Il me faut souligner l’accusation de violence extrême qu’aurait revêtu l’évangélisation : d’un côté aucune allusion aux saints qui furent à la base de cette évangélisation et qui souvent payèrent de leur vie le témoignage porté ; de l’autre aucune mention des sacrifices humains si fréquemment exécutés par les païens. Mais passons sur ces détails lamentables.

Que reste-t-il du propos ? Les Européens, qui auraient été convertis par la force, « se libèrent » enfin. « Chassez le naturel et il revient au galop », dit-il ; ils retrouvent du coup « leur identité refoulée ». L’admirable est ici : leurs idoles seront naturellement les valeurs de liberté et de responsabilité qui étaient aux temps heureux du néolithique, idoles qui vont les « débarrasser des miasmes du monothéisme totalitaire ». Alors, qui survient en triomphatrice bienheureuse ? La nature ! Voilà que pointe à nos yeux éblouis l’idéal de l’écologie idéologisée !

Finie, affirme-t-il, l’humilité, et donc, ce que j’ajoute, victoire de l’orgueil, qu’il baptisé honneur… Je n’ai jamais vu l’orgueil absent quand l’humilité faisait défaut… L’altérité balaye l’égalité, tandis que l’identité s’affirme par l’exercice de la responsabilité, de la volonté – que je ne savais pas exclues du christianisme : voilà brièvement défini « notre héritage culturel, pourchassé, rejeté et condamné depuis deux mille ans ». Merci pour le coup de pied de l’âne.

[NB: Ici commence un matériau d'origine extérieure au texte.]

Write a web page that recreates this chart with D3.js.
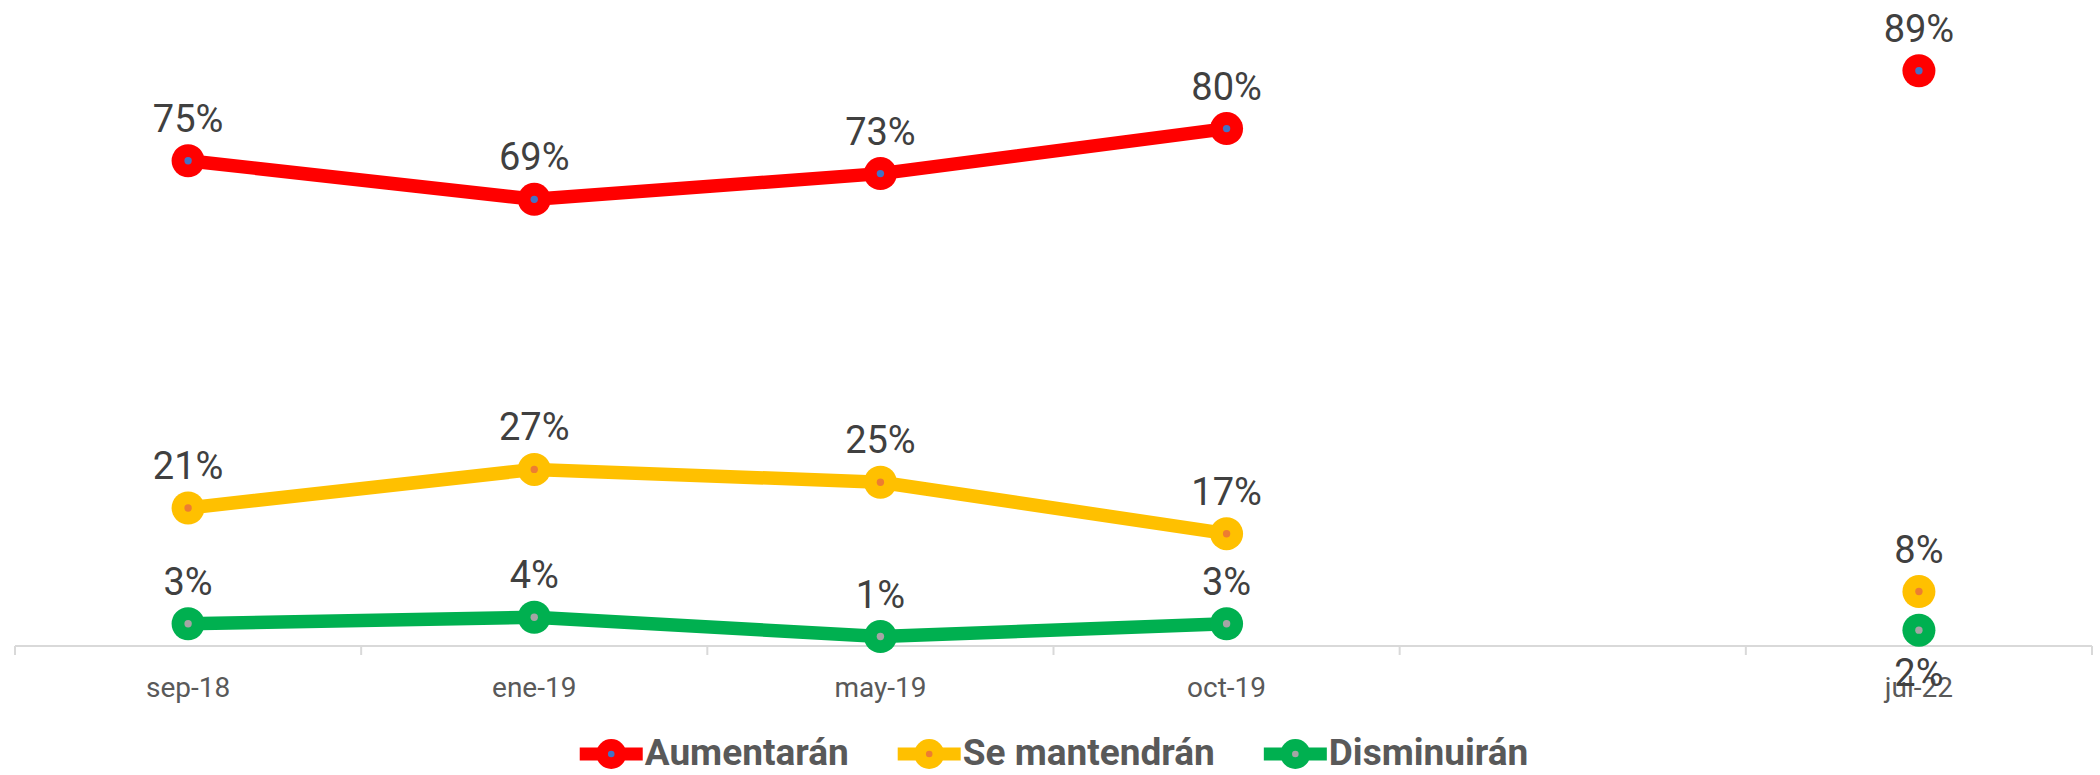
<!DOCTYPE html>
<html>
<head>
<meta charset="utf-8">
<script src="https://cdn.jsdelivr.net/npm/d3@7"></script>
<style>
  body { margin: 0; background: #fff; }
  svg { display: block; font-family: Roboto, "Liberation Sans", sans-serif; }
</style>
</head>
<body>
<svg id="vis" width="2100" height="775"></svg>
<script>
// x categories - the blank one is an empty slot between oct-19 and jul-22
var categories = ['sep-18', 'ene-19', 'may-19', 'oct-19', '', 'jul-22'];

var seriesNames = ['Aumentarán', 'Se mantendrán', 'Disminuirán'];
var aumentaran   = [0.75, 0.69, 0.73, 0.80, null, 0.89];
var seMantendran = [0.21, 0.27, 0.25, 0.17, null, 0.08];
var disminuiran  = [0.03, 0.04, 0.01, 0.03, null, 0.02];

var lineColors = ['#FF0000', '#FFC000', '#00B050'];
var dotColors = ['#4472C4', '#ED7D31', '#A5A5A5'];

var allValues = [aumentaran, seMantendran, disminuiran];

var svg = d3.select('#vis');

var x = d3.scaleBand().domain(categories).range([15, 2092]);
var y = d3.scaleLinear().domain([0, 1]).range([643, 0]);
var axisY = 646;

var cx = function (c) { return x(c) + x.bandwidth() / 2; };

// category axis
var axisG = svg.append('g')
    .attr('transform', 'translate(0,' + axisY + ')')
    .call(d3.axisBottom(x).tickSize(0).tickPadding(31));
axisG.select('.domain').remove();
axisG.selectAll('text')
    .attr('font-size', 28)
    .attr('font-family', 'Roboto, "Liberation Sans", sans-serif')
    .attr('fill', '#595959');

svg.append('line')
    .attr('x1', x.range()[0]).attr('x2', x.range()[1])
    .attr('y1', axisY).attr('y2', axisY)
    .attr('stroke', '#D9D9D9').attr('stroke-width', 2);

// tick marks sit between categories, like excel
var boundaries = categories.map(function (c) { return x(c); }).concat([x.range()[1]]);
svg.selectAll('.tickmark')
    .data(boundaries)
    .enter().append('line')
    .attr('class', 'tickmark')
    .attr('x1', function (d) { return d; }).attr('x2', function (d) { return d; })
    .attr('y1', axisY).attr('y2', axisY + 9)
    .attr('stroke', '#D9D9D9').attr('stroke-width', 2);

var line = d3.line()
    .defined(function (d) { return d.v !== null; })
    .x(function (d) { return cx(d.c); })
    .y(function (d) { return y(d.v); });

allValues.forEach(function (values, i) {
    var pts = categories.map(function (c, j) { return { c: c, v: values[j], name: seriesNames[i] }; });
    var g = svg.append('g');

    g.append('path')
        .datum(pts)
        .attr('d', line)
        .attr('fill', 'none')
        .attr('stroke', lineColors[i])
        .attr('stroke-width', 13.5)
        .attr('stroke-linejoin', 'round');

    var valid = pts.filter(function (d) { return d.v !== null; });

    g.selectAll('.marker')
        .data(valid)
        .enter().append('circle')
        .attr('cx', function (d) { return cx(d.c); })
        .attr('cy', function (d) { return y(d.v); })
        .attr('r', 16.5)
        .attr('fill', lineColors[i]);

    g.selectAll('.dot')
        .data(valid)
        .enter().append('circle')
        .attr('cx', function (d) { return cx(d.c); })
        .attr('cy', function (d) { return y(d.v); })
        .attr('r', 3.7)
        .attr('fill', dotColors[i]);

    // labels above the point, except the last green one which excel put below
    g.selectAll('.lbl')
        .data(valid)
        .enter().append('text')
        .attr('x', function (d) { return cx(d.c); })
        .attr('y', function (d) {
            var below = d.name === 'Disminuirán' && d.c === 'jul-22';
            return y(d.v) + (below ? 56 : -29);
        })
        .attr('text-anchor', 'middle')
        .attr('font-size', 38)
        .attr('fill', '#404040')
        .text(function (d) { return Math.round(d.v * 100) + '%'; });
});

// legend
var legend = svg.append('g');
var offset = 0;
seriesNames.forEach(function (name, i) {
    var item = legend.append('g').attr('transform', 'translate(' + offset + ',0)');
    item.append('line')
        .attr('x1', 0).attr('x2', 63)
        .attr('y1', 754).attr('y2', 754)
        .attr('stroke', lineColors[i]).attr('stroke-width', 13);
    item.append('circle').attr('cx', 31.5).attr('cy', 754).attr('r', 15).attr('fill', lineColors[i]);
    item.append('circle').attr('cx', 31.5).attr('cy', 754).attr('r', 3.3).attr('fill', dotColors[i]);
    var t = item.append('text')
        .attr('x', 65).attr('y', 765)
        .attr('font-size', 37)
        .attr('font-weight', 'bold')
        .attr('fill', '#595959')
        .text(name);
    offset += 65 + t.node().getComputedTextLength() + 49;
});
var total = offset - 49;
legend.attr('transform', 'translate(' + (1054 - total / 2) + ',0)');
</script>
</body>
</html>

Je n’aurais pas perdu une heure de mon temps, alors que les travaux à faire s’accumulent, si ce genre de littérature à prétention spirituelle ne sévissait sur l’Araignée, accessible à tous, transmise par nombre de sites et de blogues : il n’existe pas de superviseurs sur sa Toile. La liberté y règne mais pas la responsabilité, alors que l’on sait parfaitement que le paganisme pratique qui s’installe aujourd’hui en Europe est en fait une idolâtrie dont le livre de Gilbert Sincyr se fait le propagandiste de misère.